Islam requires that everyone give 2 1/2% of their earnings to the poor. So Turkey has its share of poor people but little or no poverty or homeless.
The Blue Mosque with its 6 minarets is one of the most beautiful and popular Islamic religious centers of the world. St.Sophia Basilica is an extraordinary architecture example dressed in marble and precious stones decorating its walls and galleries.

I remember the Grand Bazaar from 40 years ago and it was a fascinating place to visit and haggle with the vendors throughout its small alleys and stalls. It has changed now and haggling is still the main stay of negotiating prices but its much more commercial now.

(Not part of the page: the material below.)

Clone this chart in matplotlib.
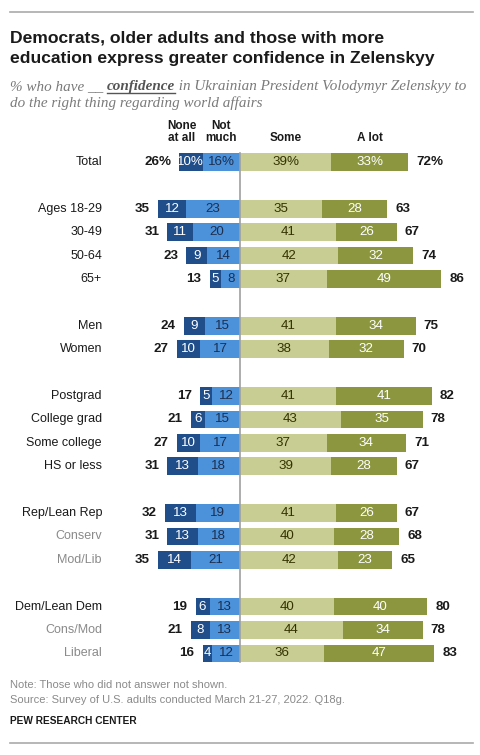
import numpy as np
import matplotlib
matplotlib.use("Agg")
import matplotlib.pyplot as plt
from matplotlib.lines import Line2D

# data
cats = ["Total", "Ages 18-29", "30-49", "50-64", "65+", "Men", "Women",
        "Postgrad", "College grad", "Some college", "HS or less",
        "Rep/Lean Rep", "Conserv", "Mod/Lib",
        "Dem/Lean Dem", "Cons/Mod", "Liberal"]
rows = [0, 2, 3, 4, 5, 7, 8, 10, 11, 12, 13, 15, 16, 17, 19, 20, 21]
subgroups = ["Conserv", "Mod/Lib", "Cons/Mod", "Liberal"]
none_at_all = [10, 12, 11, 9, 5, 9, 10, 5, 6, 10, 13, 13, 13, 14, 6, 8, 4]
not_much = [16, 23, 20, 14, 8, 15, 17, 12, 15, 17, 18, 19, 18, 21, 13, 13, 12]
neg_net = [26, 35, 31, 23, 13, 24, 27, 17, 21, 27, 31, 32, 31, 35, 19, 21, 16]
some = [39, 35, 41, 42, 37, 41, 38, 41, 43, 37, 39, 41, 40, 42, 40, 44, 36]
a_lot = [33, 28, 26, 32, 49, 34, 32, 41, 35, 34, 28, 26, 28, 23, 40, 34, 47]
pos_net = [72, 63, 67, 74, 86, 75, 70, 82, 78, 71, 67, 67, 68, 65, 80, 78, 83]
headers = ["None\nat all", "Not\nmuch", "Some", "A lot"]

c_dblue = "#1f4e8a"
c_lblue = "#4b92db"
c_lgreen = "#c8ce93"
c_dgreen = "#8b963f"
dark = "#1a1a1a"
grey = "#8a8a8a"

W, H = 480, 755
CX, SX = 240, 2.34          # centre pixel, pixels per percent
Y0, SY = 162, 23.4          # first row pixel, pixels per row

fig = plt.figure(figsize=(W / 100, H / 100), dpi=100)
ax = fig.add_axes([0, 0, 1, 1])
ax.set_xlim(-CX / SX, (W - CX) / SX)
ax.set_ylim((H - Y0) / SY, -Y0 / SY)
ax.axis("off")

def fx(x):
    return x / W

def fy(y):
    return 1 - y / H

sans = "Liberation Sans"
serif = "Liberation Serif"

y = np.array(rows, dtype=float)
nm = np.array(not_much)
na = np.array(none_at_all)
so = np.array(some)
al = np.array(a_lot)
bh = 0.76
ax.barh(y, -nm, height=bh, color=c_lblue, lw=0)
ax.barh(y, -na, left=-nm, height=bh, color=c_dblue, lw=0)
ax.barh(y, so, height=bh, color=c_lgreen, lw=0)
ax.barh(y, al, left=so, height=bh, color=c_dgreen, lw=0)
ax.plot([0, 0], [rows[0] - bh / 2, rows[-1] + bh / 2], color="#a0a0a0", lw=1.2)

pad = 8 / SX
fs = 9.6
for i, c in enumerate(cats):
    sfx = "%" if i == 0 else ""
    ax.text(-CX / SX + 102 / SX, y[i], c, ha="right", va="center", fontsize=9,
            family=sans, color=grey if c in subgroups else dark)
    ax.text(-nm[i] - na[i] / 2, y[i], f"{na[i]}{sfx}", ha="center", va="center",
            fontsize=fs, family=sans, color="white")
    ax.text(-nm[i] / 2, y[i], f"{nm[i]}{sfx}", ha="center", va="center",
            fontsize=fs, family=sans, color="#1d2f4f")
    ax.text(so[i] / 2, y[i], f"{so[i]}{sfx}", ha="center", va="center",
            fontsize=fs, family=sans, color="#333300")
    ax.text(so[i] + al[i] / 2, y[i], f"{al[i]}{sfx}", ha="center", va="center",
            fontsize=fs, family=sans, color="white")
    ax.text(-nm[i] - na[i] - pad, y[i], f"{neg_net[i]}{sfx}", ha="right", va="center",
            fontsize=fs, family=sans, weight="bold", color=dark)
    ax.text(so[i] + al[i] + pad, y[i], f"{pos_net[i]}{sfx}", ha="left", va="center",
            fontsize=fs, family=sans, weight="bold", color=dark)

# column headers
hx = [-25, -nm[0] / 2, so[0] / 2, so[0] + al[0] / 2]
for h, x in zip(headers, hx):
    ax.text(x, -0.75, h, ha="center", va="bottom", fontsize=8.5, family=sans,
            weight="bold", color=dark, linespacing=1.05)

# rules
fig.add_artist(Line2D([fx(10), fx(473)], [fy(12), fy(12)], color="#aaaaaa", lw=1.2))
fig.add_artist(Line2D([fx(10), fx(473)], [fy(743), fy(743)], color="#aaaaaa", lw=1.2))

# title
fig.text(fx(10), fy(42.5), "Democrats, older adults and those with more",
         fontsize=12.6, family=sans, weight="bold", color=dark)
fig.text(fx(10), fy(63.5), "education express greater confidence in Zelenskyy",
         fontsize=12.6, family=sans, weight="bold", color=dark)

# subtitle, drawn piece by piece
fig.canvas.draw()
renderer = fig.canvas.get_renderer()
pieces = [("% who have __ ", "normal", "#7a7a7a"),
          ("confidence", "bold", "#555555"),
          (" in Ukrainian President Volodymyr Zelenskyy to", "normal", "#7a7a7a")]
x = 10
for s, wgt, col in pieces:
    t = fig.text(fx(x), fy(90), s, fontsize=10.9, family=serif, style="italic",
                 weight=wgt, color=col)
    bb = t.get_window_extent(renderer)
    if wgt == "bold":
        fig.add_artist(Line2D([fx(x), fx(x + bb.width)], [fy(92.5), fy(92.5)],
                              color="#555555", lw=1))
    x += bb.width
fig.text(fx(10), fy(107), "do the right thing regarding world affairs", fontsize=10.9,
         family=serif, style="italic", color="#7a7a7a")

# notes
fig.text(fx(10), fy(688), "Note: Those who did not answer not shown.", fontsize=8,
         family=sans, color="#8a8a8a")
fig.text(fx(10), fy(703), "Source: Survey of U.S. adults conducted March 21-27, 2022. Q18g.",
         fontsize=8, family=sans, color="#8a8a8a")
fig.text(fx(10), fy(724), "PEW RESEARCH CENTER", fontsize=7.3, family=sans,
         weight="bold", color=dark)

fig.savefig("out.png", dpi=100)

The museum at Topkapi Palace is by far the most interesting, built for and by ancient sultans it is a beautiful place with exquisite jewels and treasures on display.

Dubrovnik, Croatia
Dubrovnik was certainly the most pleasant surprise of this cruise. What a beautiful and wonderful city. Croatia was part of Yugoslavia and when communism fell, so did Yugoslavia which divided into 5 countries. It survived a nasty war with Bosnia in the early 1990’s and some evidence of the damage still exists today.
It is set in front of a picturesque hillside on the Dalmatian coast across the Adriatic Sea from Italy. The old city is lined with cobbled streets, fountains, and churches and surrounded by a 700-year-old city wall, which is mostly still intact. We walked on top of most of the wall and the perspective it gives you of Dubrovnik is wonderful. They have rebuilt the cable car that goes up the mountain which has some beautiful panoramic views of the city, coast and surrounding islands.

Dinner, on most of the nights closes with fun and bravura from the staff. One night, as the lights went out, desert was presented to a recording of O’ sole Mia as the staff appeared around the periphery of the restaurant with desert in one hand and sparklers in the other…. Patrons lifted their napkins and swirled them like homer hankies at a baseball game.

The staff appears to be very happy, jovial and full of life as they take care of your every need. They are a pleasure to be with.